# SWISS RE wins 8th Hall of Fame contest!



## Jan (Jul 24, 2002)

*Week 08: Best New Skyscraper of 2005*

1. *Swiss Re, London* 45 votes (51.14 %)









2. *Time Warner Center, New York City* 22 votes (25.00 %)









3. *Taipei 101, Taipei* 15 votes (17.05 %)









4. *Torre Akbar, Barcelona* 3 votes (3.41 %)









-. *Goldman Sachs Towers, Jersey City* 3 votes (3.41 %)


----------



## Monkey (Oct 1, 2002)

The result is hardly surprising.

TWC are a cool pair of skyscrapers, but SwissRe is quite simply phenomenal and in terms of its engineering and design it's revolutionary. It's no exaggeration to say that this building has become an icon for London and has set the standard for future skyscrapers in the city.

Taipei 101 deserves to be on here for its height, and (like SwissRe) it took some damn impressive engineering to build it. Okay it's not the most beautiful skyscraper around but it's the tallest on the planet and the first to break the half-kilometre barrier. We should respect that.

Torre Agbar, for me, is an ugly stump with a terrible facade and is a very poor imitation of SwissRe. It's more obviously phallic as well. Sorry but I just can't see its appeal. I always try to give an unbiased opinion on this forum and I can honestly say that I hate T.A.

Goldman Sachs is a nice, tall, modern tower in a great location, nothing particularly special in terms of design but I can understand why it made the final five.


----------



## Desven (May 18, 2004)

i think it's very surprising!sorry,but for me SwissRE is ugly as hell!I prefer the Time Warner Center!


----------



## Monkey (Oct 1, 2002)

Please explain, what is so "ugly" about SwissRe? Sorry but I just can't comprehend how anyone can find this ugly:


----------



## Guest (Jan 8, 2005)

I think some people in this world think a skyscraper has to be a rectangular block with reflective glass in order to look nice. At the end of the day, it's the reflection that looks nice and not the building itself.


----------



## Ellatur (Apr 7, 2004)

TWC are a cool pair of skyscrapers<<<<<<<<< its connected in the bottom and is a single building 
TWC is my favorite building also, and i would've preferred if it was the winner, but Swiss Re is another great building


----------



## Desven (May 18, 2004)

@wjfox2002:
You said that you find Torre Agbar very ugly,but there are many people who think:"how can someone find it ugly?!"-you know what i mean?


----------



## Monkey (Oct 1, 2002)

At least I give specific reasons for hating something. As I said: it's stumpy, with a terrible facade and is a very poor imitation of SwissRe (it tries to copy it, but fails). And it's more obviously phallic as well.

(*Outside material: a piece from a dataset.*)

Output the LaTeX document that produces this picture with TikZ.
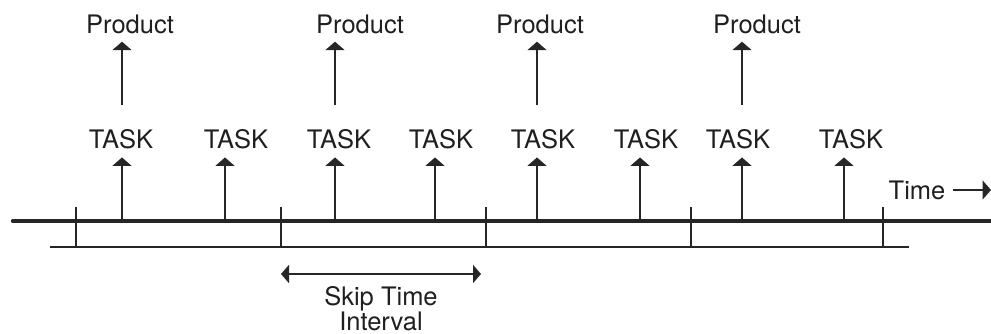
\documentclass[tikz,border=0pt]{standalone}
\usepackage{fontspec}
\setmainfont{TeX Gyre Heros}
\usetikzlibrary{arrows.meta,positioning}

\begin{document}
\begin{tikzpicture}[x=1pt,y=-1pt,
    lbl/.style={inner sep=0pt,text=black!88,font=\fontsize{25.5}{23}\selectfont},
    tline/.style={line width=2.2pt,draw=black!85},
    upar/.style={line width=2pt,draw=black!85,-{Triangle[width=19pt,length=8.5pt]}}]
  \useasboundingbox (0,0) rectangle (991,334);
  % time axis
  \draw[line width=4.4pt,draw=black!85,line cap=round]
    (13,221) coordinate (ax0) -- (991,221) coordinate (ax1);
  \draw[tline] (50,247) coordinate (bs0) -- (909,247) coordinate (bs1);
  \foreach \x [count=\i] in {76,281,486,691,883}{
    \draw[tline] (\x,207) coordinate (k\i) -- (\x,247);
  }
  % tasks
  \foreach \x/\lx [count=\i] in {122/121,225/236,335/339,435/441,537/543,640/646,742/738,844/851}{
    \node[lbl] (t\i) at (\lx,139) {TASK};
    \coordinate (b\i) at (\x,221);
    \draw[upar,shorten >=8.5pt] (b\i) -- (b\i |- t\i.south);
  }
  % products
  \foreach \j/\px in {1/130,3/360,5/540,7/757}{
    \node[lbl] (p\j) at (\px,24) {Product};
    \draw[upar,shorten <=24pt,shorten >=8pt] (b\j |- t\j.north) -- (b\j |- p\j.south);
  }
  % time label
  \node[lbl] (time) at (917,190) {Time};
  \coordinate (tip) at (991,190);
  \draw[upar,shorten <=7pt] (time.east) -- (tip);
  % skip interval
  \coordinate (s0) at (281,274);
  \coordinate (s1) at (481,274);
  \draw[line width=2pt,draw=black!85,
    {Triangle[width=18pt,length=8pt]}-{Triangle[width=18pt,length=8pt]}] (s0) -- (s1);
  \node[lbl,align=center,anchor=north] (skip) at (381,286) {Skip Time\\Interval};
\end{tikzpicture}
\end{document}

Your opinion of SwissRe is that it's "ugly as hell" which doesn't really explain much. At least give a proper explanation for why you hate it.


----------



## Monkey (Oct 1, 2002)

Would somebody please try & get No. 3, Taipei 101, back into the lineup?


----------



## Desven (May 18, 2004)

@wjfox2002:
-i really don't like this shape!!it looks like a huge egg!
-the location isn't good as well!it would look much better at Canary Wharf!
-the only thing which isn't so bad is the facade,but that's all

IMO


----------



## Grollo (Sep 11, 2002)

Swiss Re was completed in 2003


----------



## Monkey (Oct 1, 2002)

^ Yeah, right. That's why it won the RIBA Stirling Prize for Architecture 2004

:|


----------



## Blabbyboy (Sep 12, 2002)

you left out HK's 1IFC, which looks similar to, but bigger and better than goldman sachs. anyway, what so special about a few architects recycling their ideas over and over again with no regard for urban context? cesar pelli and norman foster are amongst the worst in this regard, IMHO.


----------



## Meditt (Nov 28, 2004)

wjfox2002 said:


> At least I give specific reasons for hating something. As I said: it's stumpy, with a terrible facade and is a very poor imitation of SwissRe (it tries to copy it, but fails). And it's more obviously phallic as well.
> 
> Your opinion of SwissRe is that it's "ugly as hell" which doesn't really explain much. At least give a proper explanation for why you hate it.


actually, your criticism about the Agbar is pretty lame too.. you should check out the facts first.. it's not a copy of Foster's stretched easter egg -and I call it like that only as a metaphor of an another nice Foster work-, Agbar's silhouette comes from a different source... but since probably you don't have even cared to find where it comes from I'm not gonna say it either... you must find Nouvel's architectural skills pretty terrible to ridiculize one of his works -not matter how phallic- like that..

that said, and appreciating the Agbar for what it is, there is much more interesting architecture in Barcelona than Nouvel's tower.. and, no matter how "infantile" the diamond shape of Swiss Re's facade main motive may seem.. in the end, I find it to be a fair winner...


----------



## Grollo (Sep 11, 2002)

wjfox2002 said:


> ^ Yeah, right. That's why it won the RIBA Stirling Prize for Architecture 2004
> 
> :|


Well then why did it win the Emporis skyscraper of the year award 2003?

http://www.emporis.com/en/bu/sk/sa/03/tp/sm/


----------



## Monkey (Oct 1, 2002)

Somehow I think RIBA (The Royal Institute of British Architects) is more of a reliable source than Emporis. Anyway, this argument is boring me sh*tless. I thought I'd explained in the other thread. I know for a *100% fact* that SwissRe was completed and officially opened in April 2004 and that's the end of the argument.
:rant:


----------



## Munch (Sep 11, 2002)

awesome buildings, Agbar is indeed a weird and wonderful building. Not too keen on the other scrapers really, not very impressive if you ask me. Not refering to Swiss Re which i think is stunning and a fair winner, spectacular effect on the city too.


----------



## London | Reece (May 3, 2007)

I have yet to see a photo that does the Swiss RE building justice. When you're down at ground level it looks spectacular and easily deserved to win this poll.


----------



## MR Kingg (Aug 8, 2009)

Swiss Re was completed in 2003 but opened in 2004

So you are both right:bash:


----------



## MR Kingg (Aug 8, 2009)

btw does any one else the 1 in barcelona copied the gherkin?


----------